The invention thus provides an electrothermal fabric melt cutter which can be efficiently heated and utilized with a minimum of electrical consumption. Further, the provision of the shield precludes the fanning action of a reed from affecting the operation and electrical consumption of the heating wire.

Claims

1. An electrothermal fabric melt cutter for a weaving machine comprising

a heating wire having a severing portion for severing a moving fabric web; and

a shield disposed about said heating wire to shield said severing portion of said wire from reed-induced air flows.

2. In a weaving machine having a reed for beating-up a weft yarn into a fabric and a fabric take-up roll, the combination of

a heating wire between said reed and said roll having a severing portion for severing a fabric moving towards said roll; and

a shield disposed between said heating wire and said reed to shield said severing portion of said wire from reed-induced air flows.

3. The combination as set forth in claim 2 wherein said shield is of U-shape with a pair of arms enveloping said wire.

4. The combination as set forth in claim 3 wherein said shield has a sloped forward wall connecting said arms.

5. The combination as set forth in claim 3 wherein said shield extends to the path of the fabric to said roll to support the fabric thereon.

6. The combination as set forth in claim 3 wherein said shield has a cover extending parallel and adjacent to the path of the fabric to said roll to support the fabric thereon with said wire projecting into said path.

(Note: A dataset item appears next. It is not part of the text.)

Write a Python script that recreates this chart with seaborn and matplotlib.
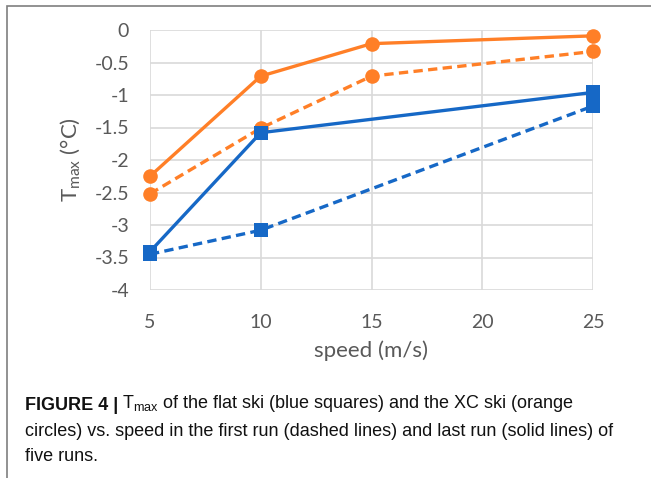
import numpy as np
import pandas as pd
import matplotlib.pyplot as plt
import matplotlib.patches as mpatches
import seaborn as sns

# speed (m/s)
speed_xc = [5, 10, 15, 25]
speed_flat = [5, 10, 25]

# Tmax (°C)
xc_last = [-2.25, -0.71, -0.21, -0.09]
xc_first = [-2.52, -1.51, -0.71, -0.33]
flat_last = [-3.41, -1.58, -0.96]
flat_first = [-3.45, -3.08, -1.17]

y_ticks = [0, -0.5, -1, -1.5, -2, -2.5, -3, -3.5, -4]
x_ticks = [5, 10, 15, 20, 25]

orange = '#ff7f27'
blue = '#1668c6'
gray_txt = '#595959'

sns.set_theme(style="white")
plt.rcParams['font.family'] = ['Lato', 'DejaVu Sans']

fig = plt.figure(figsize=(6.51, 4.78), dpi=100)
ax = fig.add_axes([150/651, 1-290/478, (593-150)/651, (290-30)/478])

dash = (0, (2.8, 1.6))
series = [
    (speed_xc, xc_last, orange, '-', 'o', 10.5),
    (speed_xc, xc_first, orange, dash, 'o', 10.5),
    (speed_flat, flat_last, blue, '-', 's', 10),
    (speed_flat, flat_first, blue, dash, 's', 10),
]
for xs, ys, col, ls, mk, ms in series:
    df = pd.DataFrame({'speed': xs, 'tmax': ys})
    sns.lineplot(data=df, x='speed', y='tmax', ax=ax, color=col, linestyle=ls,
                 linewidth=2.4, marker=mk, markersize=ms, markeredgewidth=0,
                 zorder=3, clip_on=False)

ax.set_xlim(5, 25)
ax.set_ylim(-4, 0)
ax.set_xticks(x_ticks)
ax.set_yticks(y_ticks)
ax.set_yticklabels([f'{v:g}' for v in y_ticks])
ax.grid(True, color='#d9d9d9', linewidth=1.2)
for s in ax.spines.values():
    s.set_visible(False)
ax.tick_params(axis='both', length=0, labelsize=14, colors=gray_txt)
ax.tick_params(axis='y', pad=15)
ax.tick_params(axis='x', pad=17)

ax.set_xlabel('speed (m/s)', fontsize=16, color=gray_txt, labelpad=7)
ax.set_ylabel(r'T$_{\mathregular{max}}$ (°C)', fontsize=16, color=gray_txt, labelpad=8)

# frame around the figure panel
fig.patches.append(mpatches.Rectangle((7/651, -0.1), 1.2, 1 - 6/478 + 0.1,
                                      transform=fig.transFigure, fill=False,
                                      edgecolor='#7f7f7f', linewidth=1.2))

cap_font = ['Liberation Sans Narrow', 'Liberation Sans', 'DejaVu Sans']
cap_size = 13
t1 = fig.text(25/651, 1-410/478, 'FIGURE 4 |', fontsize=cap_size, fontweight='bold',
              family=cap_font, va='baseline', color='#111111')
ax.annotate(r'T$_{\mathregular{max}}$ of the flat ski (blue squares) and the XC ski (orange',
            xy=(1, 0), xycoords=t1, xytext=(3, 0), textcoords='offset points',
            fontsize=cap_size, family=cap_font, va='bottom', color='#111111',
            annotation_clip=False)
fig.text(25/651, 1-436/478,
         'circles) vs. speed in the first run (dashed lines) and last run (solid lines) of',
         fontsize=cap_size, family=cap_font, va='baseline', color='#111111')
fig.text(25/651, 1-461/478, 'five runs.', fontsize=cap_size, family=cap_font,
         va='baseline', color='#111111')

fig.savefig('out.png', dpi=100)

7. The combination as set forth in claim 2 which further comprises an insulating block mounting said wire thereon with said shield secured to said block.

8. An electrothermal fabric melt cutter comprising

a heating wire for severing a moving fabric in a weaving machine into separate webs; and

a shield enveloping said wire with said wire projecting from said shield, said shield being disposed to protect said wire from air flows from a reed of the weaving machine.

9. A cutter as set forth in claim 8 wherein said cutter includes an insulating block mounting said wire therein and means securing said shield to said block.

10. A cutter as set forth in claim 9 wherein said shield has a pair of arms secured to said block and sloped forward wall connecting said arms.